MR FOZ. In connection with that amendment, if a foreign enterprise is qualified and a Filipino enterprise is also qualified, will the Filipino enterprise still be given a preference?

  1. NOLLEDO. Obviously.
  2. FOZ. If the foreigner is more qualified in some aspects than the Filipino enterprise, will the Filipino still be preferred?
  3. NOLLEDO. The answer is “yes.”
  4. FOZ. Thank you,

Expounding further on the Filipino First Policy provision Commissioner Nolledo continues —

  1. NOLLEDO. Yes, Madam President. Instead of “MUST,” it will be “SHALL — THE STATE SHALL GlVE PREFERENCE TO QUALIFIED FILIPINOS. This embodies the so-called “Filipino First” policy. That means that Filipinos should be given preference in the grant of concessions, privileges and rights covering the national patrimony.
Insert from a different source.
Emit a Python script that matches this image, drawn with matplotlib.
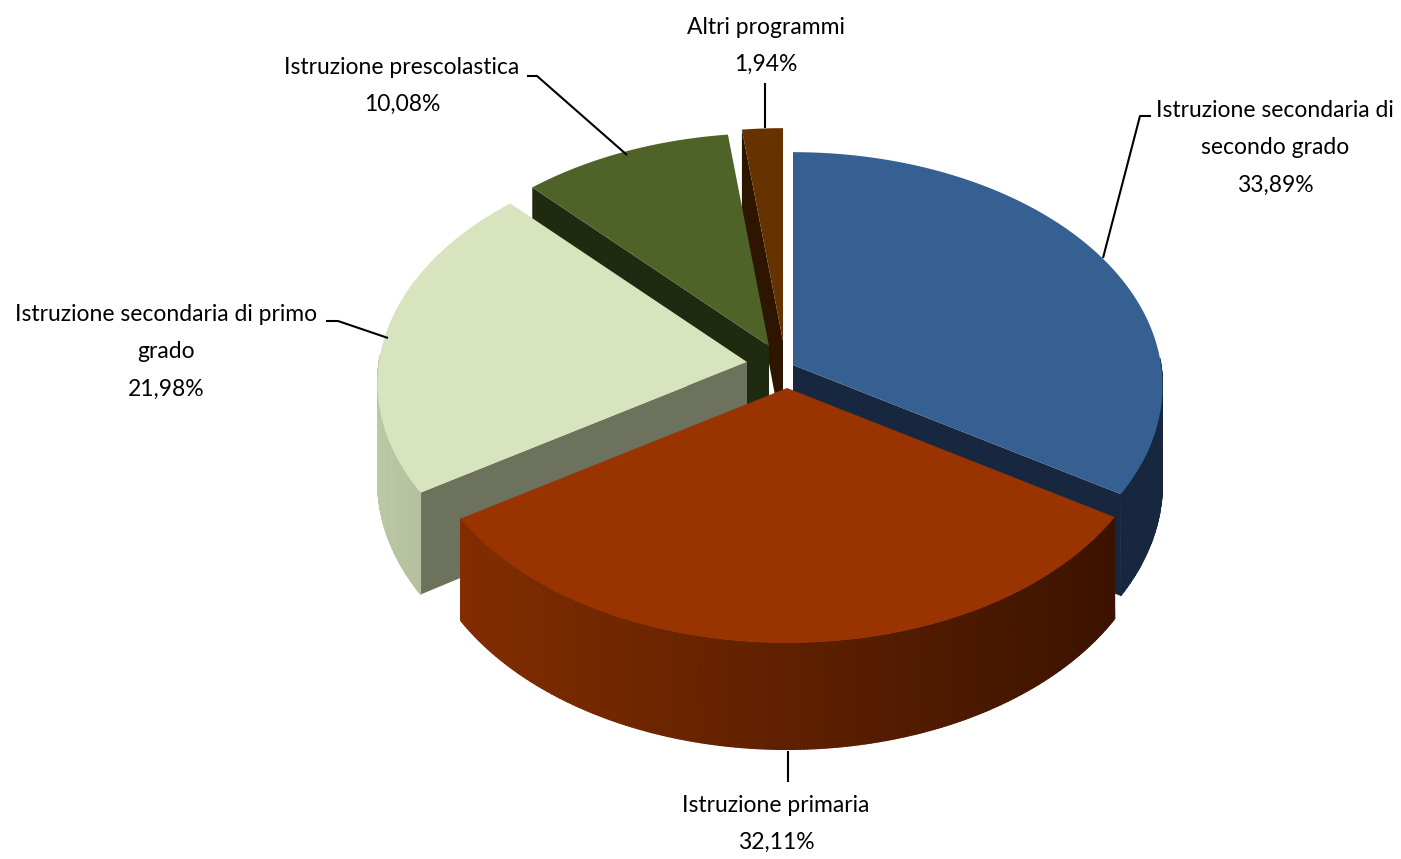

The exchange of views in the sessions of the Constitutional Commission regarding the subject provision was still further clarified by Commissioner Nolledo —

Paragraph 2 of Section 10 explicitly mandates the “Pro-Filipino” bias in all economic concerns. It is better known as the FILIPINO FIRST Policy . . . This provision was never found in previous Constitutions . . . .

The term “qualified Filipinos” simply means that preference shall be given to those citizens who can make a viable contribution to the common good, because of credible competence and efficiency. It certainly does NOT mandate the pampering and preferential treatment to Filipino citizens or organizations that are incompetent or inefficient, since such an indiscriminate preference would be counter productive and inimical to the common good. In the granting of economic rights, privileges, and concessions, when a choice has to be made between a “qualified foreigner” end a “qualified Filipino,” the latter shall be chosen over the former.”

Lastly, the word qualified is also determinable. Petitioner was so considered by respondent GSIS and selected as one of the qualified bidders. It was pre-qualified by respondent GSIS in accordance with its own guidelines so that the sole inference here is that petitioner has been found to be possessed of proven management expertise in the hotel industry, or it has significant equity ownership in another hotel company, or it has an overall management and marketing proficiency to successfully operate the Manila Hotel.